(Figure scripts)

--- START ---

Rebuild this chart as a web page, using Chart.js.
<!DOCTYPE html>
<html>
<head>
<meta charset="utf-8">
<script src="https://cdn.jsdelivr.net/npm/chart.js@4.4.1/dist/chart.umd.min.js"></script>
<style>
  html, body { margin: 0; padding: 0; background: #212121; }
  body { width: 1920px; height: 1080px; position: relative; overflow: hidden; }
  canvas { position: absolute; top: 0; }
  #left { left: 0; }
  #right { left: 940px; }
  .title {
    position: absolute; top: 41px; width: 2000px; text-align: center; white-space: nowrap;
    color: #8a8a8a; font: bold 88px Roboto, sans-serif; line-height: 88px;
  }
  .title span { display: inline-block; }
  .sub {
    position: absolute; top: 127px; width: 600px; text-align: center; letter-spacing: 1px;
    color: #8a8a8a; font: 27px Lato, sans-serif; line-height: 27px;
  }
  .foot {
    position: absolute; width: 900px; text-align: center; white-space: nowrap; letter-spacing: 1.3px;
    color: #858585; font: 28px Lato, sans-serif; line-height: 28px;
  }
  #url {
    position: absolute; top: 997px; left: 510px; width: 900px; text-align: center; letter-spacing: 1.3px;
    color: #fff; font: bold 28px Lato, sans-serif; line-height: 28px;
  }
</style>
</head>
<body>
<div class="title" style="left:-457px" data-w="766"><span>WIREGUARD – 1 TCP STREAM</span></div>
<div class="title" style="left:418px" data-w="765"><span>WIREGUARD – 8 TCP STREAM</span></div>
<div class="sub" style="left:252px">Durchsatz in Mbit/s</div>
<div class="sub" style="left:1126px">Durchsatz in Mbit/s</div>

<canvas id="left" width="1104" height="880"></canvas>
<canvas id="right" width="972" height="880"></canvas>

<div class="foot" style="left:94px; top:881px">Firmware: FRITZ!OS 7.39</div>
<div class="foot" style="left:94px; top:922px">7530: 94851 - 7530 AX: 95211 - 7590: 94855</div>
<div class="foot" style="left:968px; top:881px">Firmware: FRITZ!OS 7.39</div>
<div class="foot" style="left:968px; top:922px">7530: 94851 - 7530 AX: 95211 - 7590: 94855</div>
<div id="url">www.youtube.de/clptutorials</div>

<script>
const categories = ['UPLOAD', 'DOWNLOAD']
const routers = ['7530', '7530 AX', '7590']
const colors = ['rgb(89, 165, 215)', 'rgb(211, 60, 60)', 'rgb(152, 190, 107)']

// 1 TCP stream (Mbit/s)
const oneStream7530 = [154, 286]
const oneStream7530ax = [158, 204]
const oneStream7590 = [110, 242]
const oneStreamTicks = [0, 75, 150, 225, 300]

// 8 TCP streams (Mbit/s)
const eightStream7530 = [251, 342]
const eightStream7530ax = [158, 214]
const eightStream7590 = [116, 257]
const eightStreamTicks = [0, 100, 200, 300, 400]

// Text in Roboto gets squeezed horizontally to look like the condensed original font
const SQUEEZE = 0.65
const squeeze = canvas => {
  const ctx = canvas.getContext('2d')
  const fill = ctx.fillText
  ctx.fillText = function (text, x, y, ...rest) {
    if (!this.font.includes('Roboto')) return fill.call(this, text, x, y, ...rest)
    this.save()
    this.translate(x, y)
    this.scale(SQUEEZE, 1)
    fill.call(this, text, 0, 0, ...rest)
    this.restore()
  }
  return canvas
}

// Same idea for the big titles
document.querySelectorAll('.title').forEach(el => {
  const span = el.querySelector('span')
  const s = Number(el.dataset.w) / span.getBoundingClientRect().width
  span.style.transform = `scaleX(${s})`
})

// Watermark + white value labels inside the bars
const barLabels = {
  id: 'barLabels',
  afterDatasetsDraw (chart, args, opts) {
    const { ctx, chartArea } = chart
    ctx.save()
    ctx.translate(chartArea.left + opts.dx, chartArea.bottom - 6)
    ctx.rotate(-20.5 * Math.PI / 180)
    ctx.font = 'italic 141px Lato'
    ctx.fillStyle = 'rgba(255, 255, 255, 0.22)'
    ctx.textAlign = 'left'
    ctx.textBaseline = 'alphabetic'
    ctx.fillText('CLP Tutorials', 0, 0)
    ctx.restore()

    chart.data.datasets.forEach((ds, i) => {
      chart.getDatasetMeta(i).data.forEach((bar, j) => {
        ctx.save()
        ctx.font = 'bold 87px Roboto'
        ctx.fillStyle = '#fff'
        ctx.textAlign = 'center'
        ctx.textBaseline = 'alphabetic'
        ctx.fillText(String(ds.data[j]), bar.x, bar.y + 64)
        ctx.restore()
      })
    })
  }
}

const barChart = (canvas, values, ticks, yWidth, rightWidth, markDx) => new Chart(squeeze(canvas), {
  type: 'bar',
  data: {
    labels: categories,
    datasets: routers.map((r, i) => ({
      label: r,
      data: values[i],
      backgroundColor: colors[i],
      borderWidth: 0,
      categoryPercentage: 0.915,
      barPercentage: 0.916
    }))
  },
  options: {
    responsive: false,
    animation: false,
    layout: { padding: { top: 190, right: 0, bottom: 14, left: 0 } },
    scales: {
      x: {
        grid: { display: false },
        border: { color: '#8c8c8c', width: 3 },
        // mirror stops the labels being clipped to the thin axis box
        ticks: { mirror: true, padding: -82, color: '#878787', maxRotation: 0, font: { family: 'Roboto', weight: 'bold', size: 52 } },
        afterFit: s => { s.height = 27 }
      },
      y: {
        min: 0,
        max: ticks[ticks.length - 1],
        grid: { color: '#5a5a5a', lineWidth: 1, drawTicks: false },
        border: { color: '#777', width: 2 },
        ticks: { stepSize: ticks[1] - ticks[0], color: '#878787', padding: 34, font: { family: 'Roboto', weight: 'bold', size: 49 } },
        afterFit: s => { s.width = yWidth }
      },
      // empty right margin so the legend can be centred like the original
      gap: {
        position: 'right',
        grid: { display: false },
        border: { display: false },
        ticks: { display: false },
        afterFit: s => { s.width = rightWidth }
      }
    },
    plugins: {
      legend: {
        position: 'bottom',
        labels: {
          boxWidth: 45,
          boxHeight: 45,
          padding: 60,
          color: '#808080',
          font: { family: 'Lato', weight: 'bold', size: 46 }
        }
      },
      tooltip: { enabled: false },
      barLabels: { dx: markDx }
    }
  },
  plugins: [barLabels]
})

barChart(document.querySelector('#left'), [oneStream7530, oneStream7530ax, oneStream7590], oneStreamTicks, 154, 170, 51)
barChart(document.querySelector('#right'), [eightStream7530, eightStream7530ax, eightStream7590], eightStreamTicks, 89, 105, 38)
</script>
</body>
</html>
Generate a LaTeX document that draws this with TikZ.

--- END ---

» Directions for this task
Copy all the entries verbatim.

» Written solution
Rebuild this chart as a web page, using Chart.js.
<!DOCTYPE html>
<html>
<head>
<meta charset="utf-8">
<script src="https://cdn.jsdelivr.net/npm/chart.js@4.4.1/dist/chart.umd.min.js"></script>
<style>
  html, body { margin: 0; padding: 0; background: #212121; }
  body { width: 1920px; height: 1080px; position: relative; overflow: hidden; }
  canvas { position: absolute; top: 0; }
  #left { left: 0; }
  #right { left: 940px; }
  .title {
    position: absolute; top: 41px; width: 2000px; text-align: center; white-space: nowrap;
    color: #8a8a8a; font: bold 88px Roboto, sans-serif; line-height: 88px;
  }
  .title span { display: inline-block; }
  .sub {
    position: absolute; top: 127px; width: 600px; text-align: center; letter-spacing: 1px;
    color: #8a8a8a; font: 27px Lato, sans-serif; line-height: 27px;
  }
  .foot {
    position: absolute; width: 900px; text-align: center; white-space: nowrap; letter-spacing: 1.3px;
    color: #858585; font: 28px Lato, sans-serif; line-height: 28px;
  }
  #url {
    position: absolute; top: 997px; left: 510px; width: 900px; text-align: center; letter-spacing: 1.3px;
    color: #fff; font: bold 28px Lato, sans-serif; line-height: 28px;
  }
</style>
</head>
<body>
<div class="title" style="left:-457px" data-w="766"><span>WIREGUARD – 1 TCP STREAM</span></div>
<div class="title" style="left:418px" data-w="765"><span>WIREGUARD – 8 TCP STREAM</span></div>
<div class="sub" style="left:252px">Durchsatz in Mbit/s</div>
<div class="sub" style="left:1126px">Durchsatz in Mbit/s</div>

<canvas id="left" width="1104" height="880"></canvas>
<canvas id="right" width="972" height="880"></canvas>

<div class="foot" style="left:94px; top:881px">Firmware: FRITZ!OS 7.39</div>
<div class="foot" style="left:94px; top:922px">7530: 94851 - 7530 AX: 95211 - 7590: 94855</div>
<div class="foot" style="left:968px; top:881px">Firmware: FRITZ!OS 7.39</div>
<div class="foot" style="left:968px; top:922px">7530: 94851 - 7530 AX: 95211 - 7590: 94855</div>
<div id="url">www.youtube.de/clptutorials</div>

<script>
const categories = ['UPLOAD', 'DOWNLOAD']
const routers = ['7530', '7530 AX', '7590']
const colors = ['rgb(89, 165, 215)', 'rgb(211, 60, 60)', 'rgb(152, 190, 107)']

// 1 TCP stream (Mbit/s)
const oneStream7530 = [154, 286]
const oneStream7530ax = [158, 204]
const oneStream7590 = [110, 242]
const oneStreamTicks = [0, 75, 150, 225, 300]

// 8 TCP streams (Mbit/s)
const eightStream7530 = [251, 342]
const eightStream7530ax = [158, 214]
const eightStream7590 = [116, 257]
const eightStreamTicks = [0, 100, 200, 300, 400]

// Text in Roboto gets squeezed horizontally to look like the condensed original font
const SQUEEZE = 0.65
const squeeze = canvas => {
  const ctx = canvas.getContext('2d')
  const fill = ctx.fillText
  ctx.fillText = function (text, x, y, ...rest) {
    if (!this.font.includes('Roboto')) return fill.call(this, text, x, y, ...rest)
    this.save()
    this.translate(x, y)
    this.scale(SQUEEZE, 1)
    fill.call(this, text, 0, 0, ...rest)
    this.restore()
  }
  return canvas
}

// Same idea for the big titles
document.querySelectorAll('.title').forEach(el => {
  const span = el.querySelector('span')
  const s = Number(el.dataset.w) / span.getBoundingClientRect().width
  span.style.transform = `scaleX(${s})`
})

// Watermark + white value labels inside the bars
const barLabels = {
  id: 'barLabels',
  afterDatasetsDraw (chart, args, opts) {
    const { ctx, chartArea } = chart
    ctx.save()
    ctx.translate(chartArea.left + opts.dx, chartArea.bottom - 6)
    ctx.rotate(-20.5 * Math.PI / 180)
    ctx.font = 'italic 141px Lato'
    ctx.fillStyle = 'rgba(255, 255, 255, 0.22)'
    ctx.textAlign = 'left'
    ctx.textBaseline = 'alphabetic'
    ctx.fillText('CLP Tutorials', 0, 0)
    ctx.restore()

    chart.data.datasets.forEach((ds, i) => {
      chart.getDatasetMeta(i).data.forEach((bar, j) => {
        ctx.save()
        ctx.font = 'bold 87px Roboto'
        ctx.fillStyle = '#fff'
        ctx.textAlign = 'center'
        ctx.textBaseline = 'alphabetic'
        ctx.fillText(String(ds.data[j]), bar.x, bar.y + 64)
        ctx.restore()
      })
    })
  }
}

const barChart = (canvas, values, ticks, yWidth, rightWidth, markDx) => new Chart(squeeze(canvas), {
  type: 'bar',
  data: {
    labels: categories,
    datasets: routers.map((r, i) => ({
      label: r,
      data: values[i],
      backgroundColor: colors[i],
      borderWidth: 0,
      categoryPercentage: 0.915,
      barPercentage: 0.916
    }))
  },
  options: {
    responsive: false,
    animation: false,
    layout: { padding: { top: 190, right: 0, bottom: 14, left: 0 } },
    scales: {
      x: {
        grid: { display: false },
        border: { color: '#8c8c8c', width: 3 },
        // mirror stops the labels being clipped to the thin axis box
        ticks: { mirror: true, padding: -82, color: '#878787', maxRotation: 0, font: { family: 'Roboto', weight: 'bold', size: 52 } },
        afterFit: s => { s.height = 27 }
      },
      y: {
        min: 0,
        max: ticks[ticks.length - 1],
        grid: { color: '#5a5a5a', lineWidth: 1, drawTicks: false },
        border: { color: '#777', width: 2 },
        ticks: { stepSize: ticks[1] - ticks[0], color: '#878787', padding: 34, font: { family: 'Roboto', weight: 'bold', size: 49 } },
        afterFit: s => { s.width = yWidth }
      },
      // empty right margin so the legend can be centred like the original
      gap: {
        position: 'right',
        grid: { display: false },
        border: { display: false },
        ticks: { display: false },
        afterFit: s => { s.width = rightWidth }
      }
    },
    plugins: {
      legend: {
        position: 'bottom',
        labels: {
          boxWidth: 45,
          boxHeight: 45,
          padding: 60,
          color: '#808080',
          font: { family: 'Lato', weight: 'bold', size: 46 }
        }
      },
      tooltip: { enabled: false },
      barLabels: { dx: markDx }
    }
  },
  plugins: [barLabels]
})

barChart(document.querySelector('#left'), [oneStream7530, oneStream7530ax, oneStream7590], oneStreamTicks, 154, 170, 51)
barChart(document.querySelector('#right'), [eightStream7530, eightStream7530ax, eightStream7590], eightStreamTicks, 89, 105, 38)
</script>
</body>
</html>
Generate a LaTeX document that draws this with TikZ.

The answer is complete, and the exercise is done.